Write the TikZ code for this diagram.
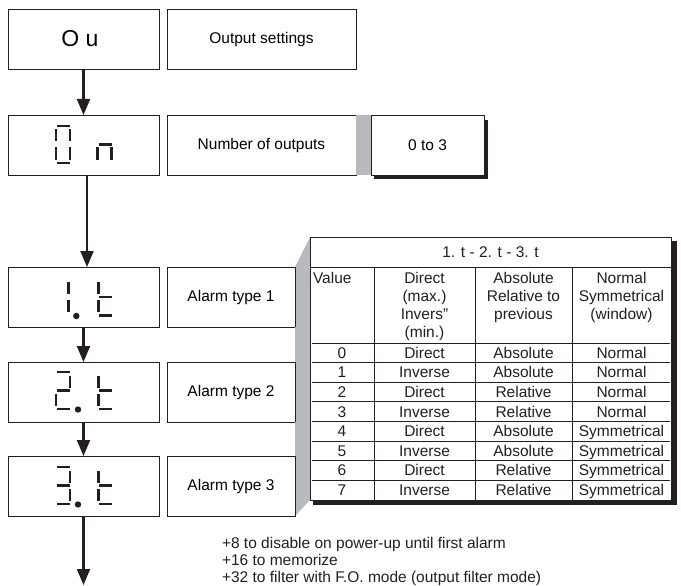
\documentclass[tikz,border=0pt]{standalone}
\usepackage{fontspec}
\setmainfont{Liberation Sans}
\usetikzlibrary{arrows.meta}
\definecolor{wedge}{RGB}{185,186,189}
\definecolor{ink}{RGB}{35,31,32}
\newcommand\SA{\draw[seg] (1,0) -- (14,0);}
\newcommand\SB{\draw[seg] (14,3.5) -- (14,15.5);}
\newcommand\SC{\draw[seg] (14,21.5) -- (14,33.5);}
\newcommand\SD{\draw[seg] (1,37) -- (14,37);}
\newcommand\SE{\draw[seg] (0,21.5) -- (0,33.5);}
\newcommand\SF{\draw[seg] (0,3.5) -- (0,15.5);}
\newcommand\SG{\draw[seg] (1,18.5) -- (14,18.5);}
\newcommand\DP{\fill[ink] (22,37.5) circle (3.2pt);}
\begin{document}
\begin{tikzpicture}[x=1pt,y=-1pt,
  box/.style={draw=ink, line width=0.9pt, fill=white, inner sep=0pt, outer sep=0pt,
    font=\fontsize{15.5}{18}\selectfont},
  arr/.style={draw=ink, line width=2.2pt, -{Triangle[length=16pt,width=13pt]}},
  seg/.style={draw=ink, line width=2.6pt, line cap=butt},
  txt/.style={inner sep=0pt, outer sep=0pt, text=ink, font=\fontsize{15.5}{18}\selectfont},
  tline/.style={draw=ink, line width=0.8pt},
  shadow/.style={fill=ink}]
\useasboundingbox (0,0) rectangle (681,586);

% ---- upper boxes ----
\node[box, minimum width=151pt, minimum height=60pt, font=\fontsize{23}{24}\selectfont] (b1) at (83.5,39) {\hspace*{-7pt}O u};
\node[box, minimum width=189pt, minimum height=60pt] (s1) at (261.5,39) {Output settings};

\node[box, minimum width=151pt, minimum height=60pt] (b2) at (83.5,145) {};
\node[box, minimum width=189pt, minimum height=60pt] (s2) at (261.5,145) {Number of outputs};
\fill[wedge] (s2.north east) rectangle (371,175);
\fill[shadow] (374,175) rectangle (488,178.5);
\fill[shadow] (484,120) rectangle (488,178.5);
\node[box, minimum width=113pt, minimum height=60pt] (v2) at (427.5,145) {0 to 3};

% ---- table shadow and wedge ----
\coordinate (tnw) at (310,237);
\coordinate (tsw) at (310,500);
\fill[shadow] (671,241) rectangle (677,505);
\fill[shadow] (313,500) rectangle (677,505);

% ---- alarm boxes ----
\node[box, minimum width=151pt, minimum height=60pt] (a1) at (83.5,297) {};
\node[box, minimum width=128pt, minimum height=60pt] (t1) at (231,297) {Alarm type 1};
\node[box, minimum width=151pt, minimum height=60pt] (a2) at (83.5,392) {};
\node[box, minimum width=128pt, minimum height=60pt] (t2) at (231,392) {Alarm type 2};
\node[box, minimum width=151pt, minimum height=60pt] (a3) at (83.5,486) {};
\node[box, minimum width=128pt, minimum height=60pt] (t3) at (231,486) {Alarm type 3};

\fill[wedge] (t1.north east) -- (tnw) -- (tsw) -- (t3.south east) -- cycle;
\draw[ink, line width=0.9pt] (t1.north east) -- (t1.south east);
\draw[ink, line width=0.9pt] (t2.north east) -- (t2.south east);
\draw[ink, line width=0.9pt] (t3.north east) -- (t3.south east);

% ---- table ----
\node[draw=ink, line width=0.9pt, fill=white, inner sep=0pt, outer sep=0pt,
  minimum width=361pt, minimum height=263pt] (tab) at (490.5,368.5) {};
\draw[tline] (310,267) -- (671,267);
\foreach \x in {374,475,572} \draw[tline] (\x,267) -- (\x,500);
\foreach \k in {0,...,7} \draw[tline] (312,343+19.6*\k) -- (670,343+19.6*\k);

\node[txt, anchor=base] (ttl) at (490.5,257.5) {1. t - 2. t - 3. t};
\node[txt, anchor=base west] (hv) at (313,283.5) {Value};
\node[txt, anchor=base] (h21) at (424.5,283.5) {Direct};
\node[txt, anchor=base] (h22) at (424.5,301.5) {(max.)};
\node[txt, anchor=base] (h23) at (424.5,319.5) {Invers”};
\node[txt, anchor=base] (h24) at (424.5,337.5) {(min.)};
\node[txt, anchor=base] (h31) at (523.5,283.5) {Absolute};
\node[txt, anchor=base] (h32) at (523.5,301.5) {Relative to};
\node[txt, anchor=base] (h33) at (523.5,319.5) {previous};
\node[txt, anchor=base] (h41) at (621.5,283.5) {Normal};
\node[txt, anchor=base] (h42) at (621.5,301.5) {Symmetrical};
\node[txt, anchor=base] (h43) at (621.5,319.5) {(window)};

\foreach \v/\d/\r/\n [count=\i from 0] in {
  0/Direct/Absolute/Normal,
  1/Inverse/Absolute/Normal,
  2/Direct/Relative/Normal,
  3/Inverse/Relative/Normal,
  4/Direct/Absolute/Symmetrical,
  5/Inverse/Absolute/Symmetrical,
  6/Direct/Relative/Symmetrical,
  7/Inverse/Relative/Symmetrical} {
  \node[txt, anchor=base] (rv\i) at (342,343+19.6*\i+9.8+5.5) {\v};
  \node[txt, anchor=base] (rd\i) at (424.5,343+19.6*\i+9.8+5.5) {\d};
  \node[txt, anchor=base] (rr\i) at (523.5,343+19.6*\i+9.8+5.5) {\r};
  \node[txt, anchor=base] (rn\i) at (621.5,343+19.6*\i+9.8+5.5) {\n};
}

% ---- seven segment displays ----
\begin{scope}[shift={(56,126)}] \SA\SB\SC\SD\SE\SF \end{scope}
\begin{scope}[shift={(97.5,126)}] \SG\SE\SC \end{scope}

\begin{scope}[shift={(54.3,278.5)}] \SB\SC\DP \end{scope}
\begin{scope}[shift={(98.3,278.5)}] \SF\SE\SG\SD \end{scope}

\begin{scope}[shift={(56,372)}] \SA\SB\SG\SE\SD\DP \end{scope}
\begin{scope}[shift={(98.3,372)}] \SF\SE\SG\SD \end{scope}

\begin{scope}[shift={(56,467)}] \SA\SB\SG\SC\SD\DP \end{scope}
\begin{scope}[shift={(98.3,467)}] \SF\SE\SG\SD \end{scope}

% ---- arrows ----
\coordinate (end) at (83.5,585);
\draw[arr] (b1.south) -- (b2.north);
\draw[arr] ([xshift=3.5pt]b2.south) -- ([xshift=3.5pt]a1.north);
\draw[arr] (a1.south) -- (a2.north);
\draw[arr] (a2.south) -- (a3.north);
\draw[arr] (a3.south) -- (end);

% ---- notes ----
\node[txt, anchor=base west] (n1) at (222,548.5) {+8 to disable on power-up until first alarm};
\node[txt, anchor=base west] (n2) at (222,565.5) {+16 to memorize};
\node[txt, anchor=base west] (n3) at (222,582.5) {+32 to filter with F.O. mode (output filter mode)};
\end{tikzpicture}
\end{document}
◇ ◇ ◇ ◇ ◇
• **CHALLENGE**: Starting with the first line of the data above and ending with the line containing "(0,0) rectangle (681,586);", please restate every line exactly, leaving images out.

• **RESPONSE FOR THIS EXERCISE**:
Write the TikZ code for this diagram.
\documentclass[tikz,border=0pt]{standalone}
\usepackage{fontspec}
\setmainfont{Liberation Sans}
\usetikzlibrary{arrows.meta}
\definecolor{wedge}{RGB}{185,186,189}
\definecolor{ink}{RGB}{35,31,32}
\newcommand\SA{\draw[seg] (1,0) -- (14,0);}
\newcommand\SB{\draw[seg] (14,3.5) -- (14,15.5);}
\newcommand\SC{\draw[seg] (14,21.5) -- (14,33.5);}
\newcommand\SD{\draw[seg] (1,37) -- (14,37);}
\newcommand\SE{\draw[seg] (0,21.5) -- (0,33.5);}
\newcommand\SF{\draw[seg] (0,3.5) -- (0,15.5);}
\newcommand\SG{\draw[seg] (1,18.5) -- (14,18.5);}
\newcommand\DP{\fill[ink] (22,37.5) circle (3.2pt);}
\begin{document}
\begin{tikzpicture}[x=1pt,y=-1pt,
  box/.style={draw=ink, line width=0.9pt, fill=white, inner sep=0pt, outer sep=0pt,
    font=\fontsize{15.5}{18}\selectfont},
  arr/.style={draw=ink, line width=2.2pt, -{Triangle[length=16pt,width=13pt]}},
  seg/.style={draw=ink, line width=2.6pt, line cap=butt},
  txt/.style={inner sep=0pt, outer sep=0pt, text=ink, font=\fontsize{15.5}{18}\selectfont},
  tline/.style={draw=ink, line width=0.8pt},
  shadow/.style={fill=ink}]
\useasboundingbox (0,0) rectangle (681,586);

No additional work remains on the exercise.